New York v. Deutsche Telekom

= New York v. Deutsche Telekom =

2019 US court case

New York v. Deutsche Telekom was a lawsuit filed by nine states and Washington D.C. to block the merger of T-Mobile US and Sprint Corporation. The suit was filed by State Attorneys General from New York, California, Colorado, Connecticut, Washington D.C., Maryland, Michigan, Mississippi, Virginia, and Wisconsin. The case was led by New York Attorney General Letitia James, with Federal Southern District of New York Judge Victor Marrero presiding.

== Background ==
The case was filed while the US Department of Justice was in the process of approving the merger of Sprint Corporation and T-Mobile US. The states filed the merger due to concerns that the merger violated antitrust laws, being anti-competitive, would lessen the number of jobs available and would create higher pricing for consumers. NY AG stated, in connection with why the lawsuit was filed that:

When it comes to corporate power, bigger isn't always better. The T-Mobile and Sprint merger would not only cause irreparable harm to mobile subscribers nationwide by cutting access to affordable, reliable wireless service for millions of Americans, but would particularly affect lower-income and minority communities here in New York and in urban areas across the country. That's why we are going to court to stop this merger and protect our consumers, because this is exactly the sort of consumer-harming, job-killing megamerger our antitrust laws were designed to prevent.

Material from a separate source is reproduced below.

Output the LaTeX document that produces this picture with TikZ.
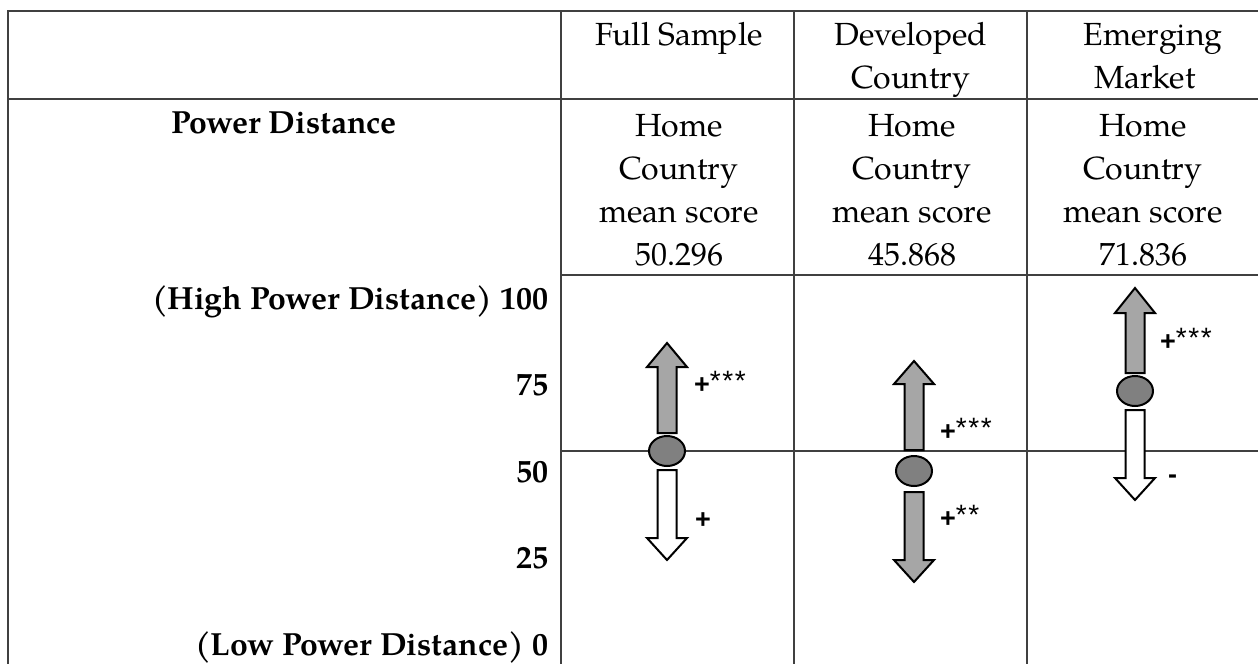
\documentclass[tikz,border=0pt]{standalone}
\usepackage{fontspec}
\setmainfont{TeX Gyre Pagella}
\newfontfamily\sigfont{Liberation Sans}
\usetikzlibrary{shapes.geometric}
\definecolor{rulegray}{HTML}{404040}
\definecolor{barfill}{HTML}{A6A6A6}
\definecolor{dotfill}{HTML}{808080}

% x, shaft end, head base, tip, fill
\newcommand{\blockarrow}[5]{%
  \draw[arrowbody,fill=#5] (#1-9.5,#2) -- (#1-9.5,#3) -- (#1-20,#3) -- (#1,#4)
    -- (#1+20,#3) -- (#1+9.5,#3) -- (#1+9.5,#2) -- cycle;}
\newcommand{\starsig}[1]{\raisebox{1.5pt}{\mdseries\fontsize{14}{15}\selectfont#1}}

\begin{document}
\begin{tikzpicture}[x=0.5pt,y=-0.5pt,
				every node/.style={inner sep=0pt,outer sep=0pt},
				cell/.style={font=\fontsize{16}{21.5}\selectfont,anchor=base},
				scalelabel/.style={font=\fontsize{16}{21.5}\selectfont\bfseries,anchor=base east},
				sig/.style={font=\sigfont\bfseries\fontsize{13.5}{15}\selectfont,anchor=base west},
				grid/.style={draw=rulegray,line width=0.75pt},
				arrowbody/.style={draw=black,line width=1pt,line join=miter},
				meanpt/.style={ellipse,draw=black,line width=1pt,fill=dotfill,minimum width=18pt,minimum height=15pt}]
				\useasboundingbox (0,0) rectangle (1258,664);
				
				% table rules
				\draw[grid] (1258,11) -- (8,11) -- (8,664);
				\draw[grid] (8,99) -- (1258,99);
				\foreach \cx in {561,794,1027}
					\draw[grid] (\cx,11) -- (\cx,664);
				\draw[grid] (561,275) -- (1258,275) (561,451) -- (1258,451);
				
				% header
				\node[cell] (full)  at (679,45) {Full Sample};
				\node[cell] (dev1)  at (911,45) {Developed};
				\node[cell] (dev2)  at (911,88) {Country};
				\node[cell] (emg1)  at (1153,45) {Emerging};
				\node[cell] (emg2)  at (1145,88) {Market};
				
				\foreach \cx/\score [count=\i] in {679/50.296,912/45.868,1143/71.836}{
					\node[cell] (home\i)  at (\cx,136) {Home};
					\node[cell] (ctry\i)  at (\cx,179) {Country};
					\node[cell] (mean\i)  at (\cx,222) {mean score};
					\node[cell] (score\i) at (\cx,265) {\score};
				}
				
				% scale
				\node[scalelabel,anchor=base west] (pdist) at (171,133) {Power Distance};
				\foreach \y/\t [count=\i] in {309/{(High Power Distance) 100},395/75,482/50,568/25,655/{(Low Power Distance) 0}}
					\node[scalelabel] (tick\i) at (548,\y) {\t};
				
				% full sample
				\blockarrow{667}{433}{367}{343}{barfill}
				\blockarrow{667}{470}{538}{560}{white}
				\node[meanpt] (fullmean) at (667,451) {};
				\node[sig] (fullup) at (694,393) {+\starsig{*\kern0.8pt*\kern0.8pt*}};
				\node[sig] (fulldn) at (695,528) {+};
				
				% developed
				\blockarrow{914}{450}{384}{361}{barfill}
				\blockarrow{914}{492}{560}{582}{barfill}
				\node[meanpt] (devmean) at (914,471) {};
				\node[sig] (devup) at (940,440) {+\starsig{*\kern0.8pt*\kern0.8pt*}};
				\node[sig] (devdn) at (940,527) {+\starsig{*\kern0.8pt*}};
				
				% emerging
				\blockarrow{1135}{373}{313}{288}{barfill}
				\blockarrow{1135}{410}{478}{500}{white}
				\node[meanpt] (emgmean) at (1135,391) {};
				\node[sig] (emgup) at (1160,350) {+\starsig{*\kern0.8pt*\kern0.8pt*}};
				\node[sig] (emgdn) at (1168,483) {-};
			\end{tikzpicture}
\end{document}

The trial was initially set to begin on October 7, 2019.

The trial had many opponents initially, including the Department of Justice (DOJ) and the FCC. FCC Chairman Ajit Pai called the lawsuit "misguided" and stated, "And make no mistake about it, government officials trying to block this transaction are working to stop many upstate New Yorkers and other rural Americans from getting access to fast mobile broadband and all of the benefits that come with it."

After the DOJ delayed giving the documents of their settlement with T-Mobile and Sprint, the State AGs requested a delay of the start date of the trial. After consideration and hearing pre-trial arguments, the judge delayed the start of the trial to December 9, 2019. NY AG Letitia James stated once she reviewed the settlement documents between the DOJ and Sprint and T-Mobile that "Our case against T-Mobile is an antitrust violation, obviously we're concerned with anti-competitive behavior. So providing public benefits are good, but it does not address the antitrust violations."

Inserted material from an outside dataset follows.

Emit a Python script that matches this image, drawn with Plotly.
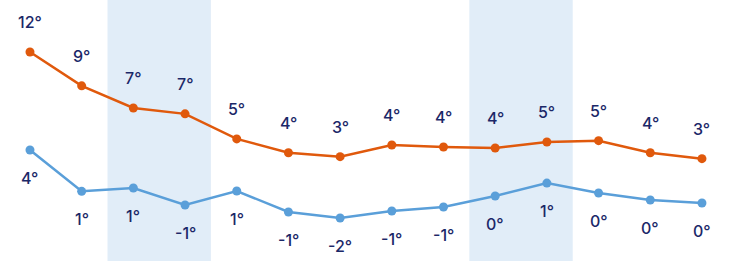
import plotly.graph_objects as go

# Data
idx = list(range(14))
high_vals = [12.0, 9.1, 7.2, 6.7, 4.55, 3.37, 3.03, 4.03, 3.86, 3.77, 4.29, 4.4, 3.37, 2.86]
low_vals = [3.6, 0.06, 0.35, -1.11, 0.09, -1.71, -2.22, -1.62, -1.28, -0.34, 0.77, -0.08, -0.68, -0.94]
high_labels = ["12°", "9°", "7°", "7°", "5°", "4°", "3°", "4°", "4°", "4°", "5°", "5°", "4°", "3°"]
low_labels = ["4°", "1°", "1°", "-1°", "1°", "-1°", "-2°", "-1°", "-1°", "0°", "1°", "0°", "0°", "0°"]
shaded = [(2, 3), (9, 10)]

ORANGE = "#e0590c"
BLUE = "#5a9fd9"
TEXT = "#1b2868"
BAND = "#e1edf8"
FONT = "Inter"

fig = go.Figure()
fig.add_trace(go.Scatter(x=idx, y=high_vals, mode="lines+markers",
                         line=dict(color=ORANGE, width=2.5),
                         marker=dict(color=ORANGE, size=9), hoverinfo="skip"))
fig.add_trace(go.Scatter(x=idx, y=low_vals, mode="lines+markers",
                         line=dict(color=BLUE, width=2.5),
                         marker=dict(color=BLUE, size=9), hoverinfo="skip"))

for a, b in shaded:
    fig.add_shape(type="rect", xref="x", yref="paper", x0=a - 0.5, x1=b + 0.5,
                  y0=0, y1=1, fillcolor=BAND, line=dict(width=0), layer="below")

for i, v, t in zip(idx, high_vals, high_labels):
    fig.add_annotation(x=i, y=v, text=t, showarrow=False, yshift=30,
                       font=dict(family=FONT, size=16, color=TEXT, weight=500))
for i, v, t in zip(idx, low_vals, low_labels):
    fig.add_annotation(x=i, y=v, text=t, showarrow=False, yshift=-28,
                       font=dict(family=FONT, size=16, color=TEXT, weight=500))

fig.update_layout(
    width=740, height=261, margin=dict(l=0, r=0, t=0, b=0),
    plot_bgcolor="white", paper_bgcolor="white", showlegend=False,
    xaxis=dict(range=[-0.580, 13.736], visible=False, fixedrange=True),
    yaxis=dict(range=[-5.909, 16.456], visible=False, fixedrange=True),
)
fig.write_html("out.html", config={"displayModeBar": False})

Between the time of the announcement of the trial and the beginning of the trial, eight additional states entered the trial alongside the other State AGs: Pennsylvania, Hawaii, Illinois, Massachusetts, Minnesota, Nevada, Oregon, and Texas.

Before the trial began, the defendants entered settlement talks with all the state AGs involved in the case. Due to this, they successfully settled with the AGs of Mississippi, Colorado, Texas, and Nevada prior to the trial beginning. They also attempted to settle with each of the other State AGs, but these talks eventually fell through before the trial began, leaving 14 State AGs in the trial.

==Ruling==
On February 11, 2020, District Judge Victor Marrero officially announced his decision to side with Sprint and T-Mobile, officially giving federal district court approval to the merger. He stated that "the merger is not likely to substantially lessen competition like the suing state AGs had claimed it would" and also that Sprint "does not have a sustainable long-term competitive strategy [to remain a viable competitor]."